Başvurucunun kötü muamele yasağının ihlal edildiği iddiası yönünden yapılan değerlendirmede, başvurucunun, tutuklu bulunduğu ceza infaz kurumunda mevzuat gereği, günde en az bir saat havalandırma bahçesinde gezinme ve bu alanda bireysel olarak spor yapma imkanına sahip olduğu kaydedildi.
Ayrıca başvurucunun, sakıncalı olmaması koşuluyla süreli ve süresiz yayınlardan yararlanma hakkına, resmi kurumlar, üniversiteler, kamu kurumu niteliğindeki meslek kuruluşları ile mahkemelerce yasaklanmamış olması koşuluyla Bakanlar Kurulunca vergi muafiyeti tanınan vakıflar ve kamu yararına çalışan dernekler tarafından çıkarılan gazete, kitap ve basılı yayınları edinme hakkına sahip bulunduğu ifade edildi.

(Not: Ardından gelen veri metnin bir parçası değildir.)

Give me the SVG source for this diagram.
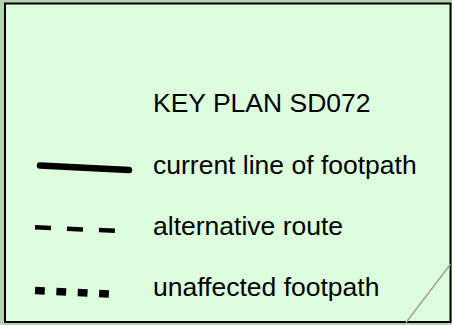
<svg xmlns="http://www.w3.org/2000/svg" width="452" height="325" viewBox="0 0 452 325">
<style>
.t{font-family:"Liberation Sans",Arial,sans-serif;font-size:26.5px;fill:#000}
.k{fill:none;stroke:#000}
</style>
<rect x="0" y="0" width="452" height="325" fill="#b4d4b4"/>
<rect x="5" y="3.5" width="445.5" height="318.5" fill="#ddfedd" stroke="#000" stroke-width="2"/>
<line x1="406" y1="322.5" x2="450.5" y2="264.3" stroke="#a0a0a0" stroke-width="1.5"/>
<g id="title"><text class="t" x="153" y="111.5">KEY PLAN SD072</text></g>
<g id="legend-current">
<line class="k" x1="40" y1="165.5" x2="129" y2="170" stroke-width="6.5" stroke-linecap="round"/>
<text class="t" x="153" y="173.5">current line of footpath</text>
</g>
<g id="legend-alternative">
<line class="k" x1="35" y1="227.3" x2="115.3" y2="230.8" stroke-width="4.5" stroke-dasharray="16 16"/>
<text class="t" x="153" y="235">alternative route</text>
</g>
<g id="legend-unaffected">
<line class="k" x1="35" y1="290.5" x2="110" y2="294" stroke-width="7.5" stroke-dasharray="9.8 11.6"/>
<text class="t" x="153" y="296">unaffected footpath</text>
</g>
</svg>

Başvurucunun açık ve kapalı spor salonları ile kütüphaneden yararlanma gibi eğitim ve iyileştirme faaliyetlerinden yoksun bırakıldığı belirtilen kararda, şu tespitler yapıldı:
“Ceza İnfaz Kurumu, tutukluların güvenliğinin sağlanması, örgütsel faaliyetlerin engellenmesi, terör örgütleri tarafından bu kişilerin yönlendirilmesinin ve bu kişilere emir ve talimat verilmesinin önüne geçilmesi amacıyla söz konusu uygulamaya ihtiyaç duyulduğu yönünde bir gerekçe açıklamıştır. Bu kapsamda yapılan değerlendirmede, Ceza İnfaz Kurumunda tutulmanın kaçınılmaz sonucu olarak suçun önlenmesi, disiplinin ve güvenliğin sağlanmasına yönelik kabul edilebilir, makul gerekliliklerin bulunduğu anlaşılmaktadır.”
Bu nedenle kötü muamele yasağının ihlal edildiğine ilişkin iddianın açıkça dayanaktan yoksun olması nedeniyle kabul edilemez olduğuna karar verildi.
Başvurucunun eşitlik ilkesinin ihlal edildiği iddiasını da kabul edilemez bulan Yüksek Mahkemenin kararında, şu değerlendirmeler yapıldı:
“FETÖ/PDY’nin yapısının karmaşıklığı ve örgütsel ilişkinin sıkılığı ile OHAL kararının gerekçeleri dikkate alındığında söz konusu soruşturmalar kapsamında çok sayıda kişinin tutuklanması üzerine bu kişilerin aynı ceza infaz kurumlarında bir araya gelmesinin ve örgütsel faaliyetlerine devam etmelerinin muhtemel olduğu açıktır. Bu olası durumun engellenmesi amacını taşıyan söz konusu farklı muamelenin objektif ve makul sebeplere dayandığı kanaatine varılmıştır. Her ne kadar başvurucuya farklı bir muamelede bulunulduğu açık olsa da somut olaya konu muamelenin objektif ve makul bir sebebe dayandığı, kullanılan yöntemin ölçülü olduğu değerlendirilmiştir. Anayasa Mahkemesi, açıklanan gerekçelerle kötü muamele yasağıyla bağlantılı olarak eşitlik ilkesinin ihlal edildiğine ilişkin iddianın açıkça dayanaktan yoksun olması nedeniyle kabul edilemez olduğuna karar vermiştir.”